金投資は伝統的にインフレに対するヘッジの手段として考えられてきた。今後求められるのは、「通貨バラマキ策」の弊害で起きる国債価格急落への備えとしての、資金の安全な逃避先としての需要だ。

金融市場と金、それぞれの市場規模を見ると、金融膨張に対するリスクヘッジとしての需要が本格化した場合、そのマグニチュードは極めて大きなものとなる。

金の生産は全世界で毎年3100トン程度。時価にしてわずか14兆円程度しかない。一方、日銀だけでも毎年80兆円の国債を買い入れているように、金融の膨張は甚だしい。2009年以降過去7年、金市場の規模は相対的小さくなっている。金融市場にとっては小さな資金シフトでも、金市場に与える影響は大きなものとなる。

改めて今年の相場の流れを振り返ってみよう。値上がりの転機となったのは1月だ。当時は信用売りの残高が過去最高レベルに膨らんでいた。そこから上海株の下落や人民元の切り下げ、原油価格の急落によって、金のカラ売りが解消に向かい、結果、金価格の上昇につながった。

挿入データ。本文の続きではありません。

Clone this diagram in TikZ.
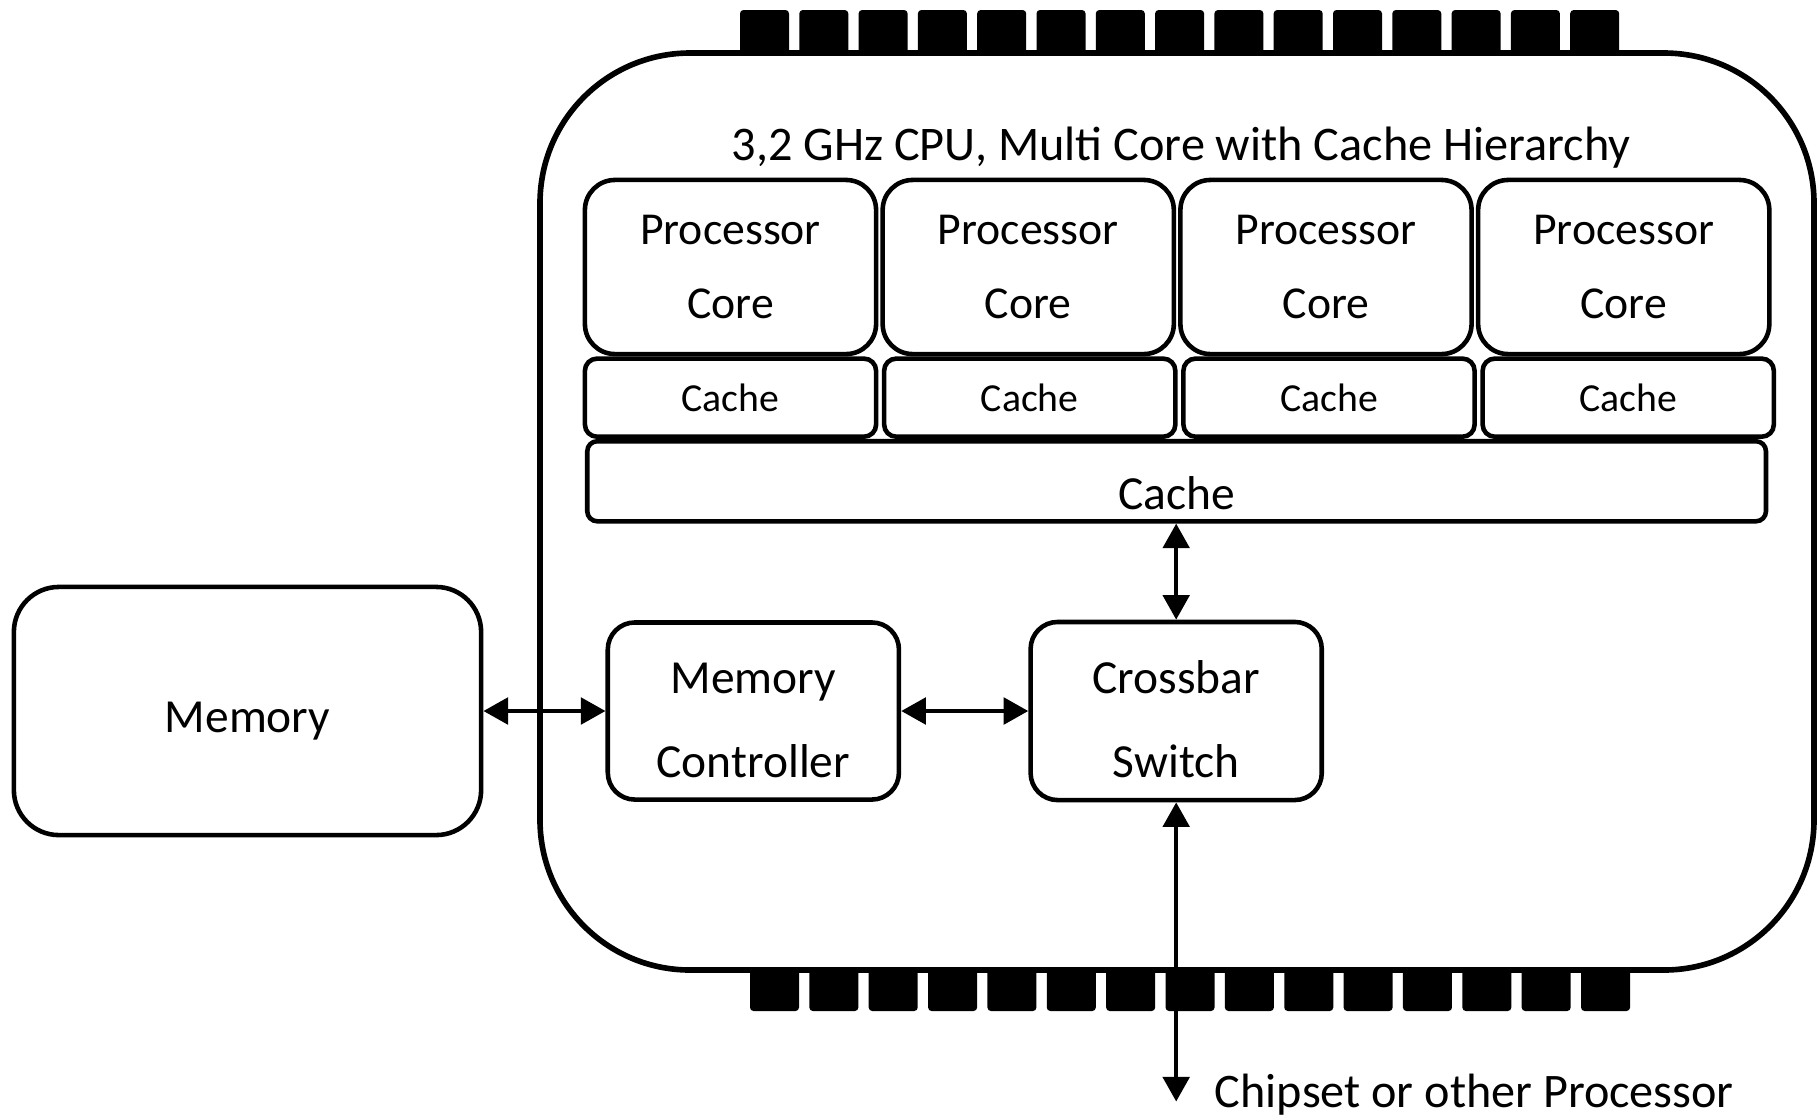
\documentclass[tikz,border=0pt]{standalone}
\usepackage{fontspec}
\setmainfont{Carlito}
\usetikzlibrary{positioning,arrows.meta}

\newcommand{\topgap}{\rule{0pt}{14.2pt}}

\tikzset{
  corebox/.style={draw, line width=1.3pt, rounded corners=0.3cm, minimum width=2.91cm, minimum height=1.74cm, inner sep=0pt, align=center, font=\fontsize{13}{15.6}\selectfont},
  cachebox/.style={draw, line width=1.3pt, rounded corners=0.12cm, minimum width=2.91cm, minimum height=0.78cm, inner sep=0pt, font=\fontsize{11.3}{13.5}\selectfont},
  unitbox/.style={draw, line width=1.3pt, rounded corners=0.27cm, minimum width=2.91cm, minimum height=1.78cm, inner sep=0pt, align=center, font=\fontsize{13.5}{16.2}\selectfont},
  link/.style={<->, >={Triangle[length=7pt, width=7.5pt]}, line width=1.2pt},
  pin/.style={fill=black, rounded corners=1pt},
}

\begin{document}
\begin{tikzpicture}[x=0.01cm, y=-0.01cm]
			\useasboundingbox (0,0) rectangle (1818,1117);

			% pins of the package
			\foreach \i in {0,...,14} {
				\fill[pin] ({740+59.3*\i},10) rectangle ++(49,50);
				\fill[pin] ({750+59.36*\i},962) rectangle ++(49,49);
			}
			\draw[line width=1.6pt, fill=white, rounded corners=1.5cm] (540,53) rectangle (1814,970);

			\node[corebox] (core1) at (730.5,267) {Processor\\[5.4pt]Core};
			\node[corebox, right=0.02cm of core1] (core2) {Processor\\[5.4pt]Core};
			\node[corebox, right=0.02cm of core2] (core3) {Processor\\[5.4pt]Core};
			\node[corebox, right=0.02cm of core3] (core4) {Processor\\[5.4pt]Core};

			\node[cachebox, below=0cm of core1] (l1a) {Cache};
			\node[cachebox, right=0.035cm of l1a] (l1b) {Cache};
			\node[cachebox, right=0.035cm of l1b] (l1c) {Cache};
			\node[cachebox, right=0.035cm of l1c] (l1d) {Cache};

			\node[above=0.09cm of core2.north east, xshift=0.05cm, inner sep=0pt, font=\fontsize{13.73}{16.5}\selectfont] (title) {3,2 GHz CPU, Multi Core with Cache Hierarchy};
			\node[cachebox, below=0cm of l1b.south east, xshift=-0.01cm, minimum width=11.78cm, minimum height=0.8cm, rounded corners=0.1cm, font=\fontsize{13.5}{16.2}\selectfont, text height=16pt, text depth=0pt] (llc) {Cache};

			\node[unitbox, minimum width=4.67cm, minimum height=2.48cm, rounded corners=0.45cm] (mem) at (247.5,711) {\topgap Memory};
			\node[unitbox, right=1.22cm of mem, minimum height=1.77cm] (memctrl) {\topgap Memory\\[7.7pt]Controller};
			\node[unitbox, right=1.27cm of memctrl] (xbar) {\topgap Crossbar\\[7.7pt]Switch};

			\coordinate[below=2.99cm of xbar.south] (chip);
			\node[right=0.38cm of chip, yshift=0.065cm, inner sep=0pt, font=\fontsize{13.7}{16.4}\selectfont] (chiplbl) {Chipset or other Processor};

			\draw[link] (mem.east) -- (memctrl.west);
			\draw[link] (memctrl.east) -- (xbar.west);
			\draw[link] (llc.south -| xbar.north) -- (xbar.north);
			\draw[link] (xbar.south) -- (chip);
		\end{tikzpicture}
\end{document}
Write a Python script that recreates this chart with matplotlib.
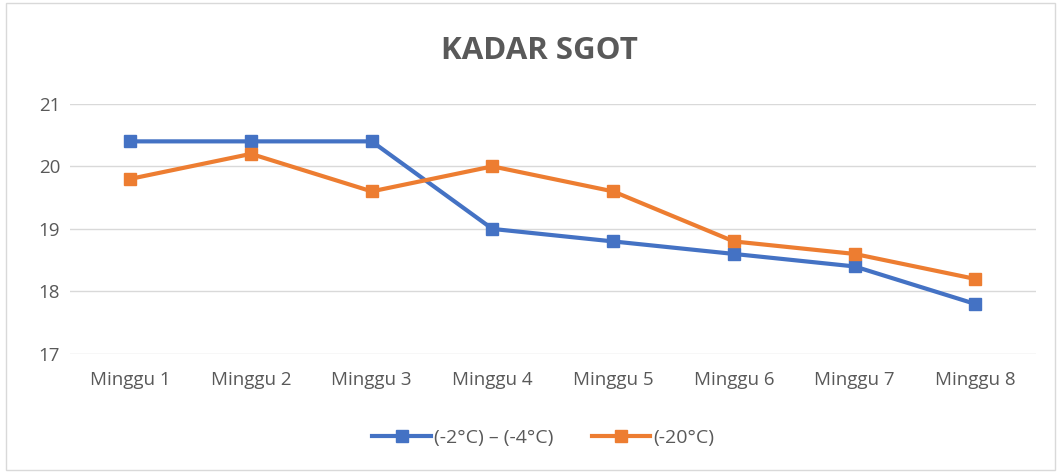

そして、2月に入ると新規の資金も入ってきた。転機となったのが、まさに1月29日に日銀が発表したマイナス金利政策の導入だ。海外の市場関係者は、まさか日本までがマイナス金利に追いやられるとは考えていなかった。金融政策の手詰まり感が強まったことで、金の先物や金価格に連動した上場投資信託(ETF)、金鉱株に資金が集まった。4月以降は米連邦準備制度理事会(FRB)の利上げ観測が遠のき、ブレグジット問題や根強い中国経済の先行き不安などから、さらに金の価格上昇に弾みがついた。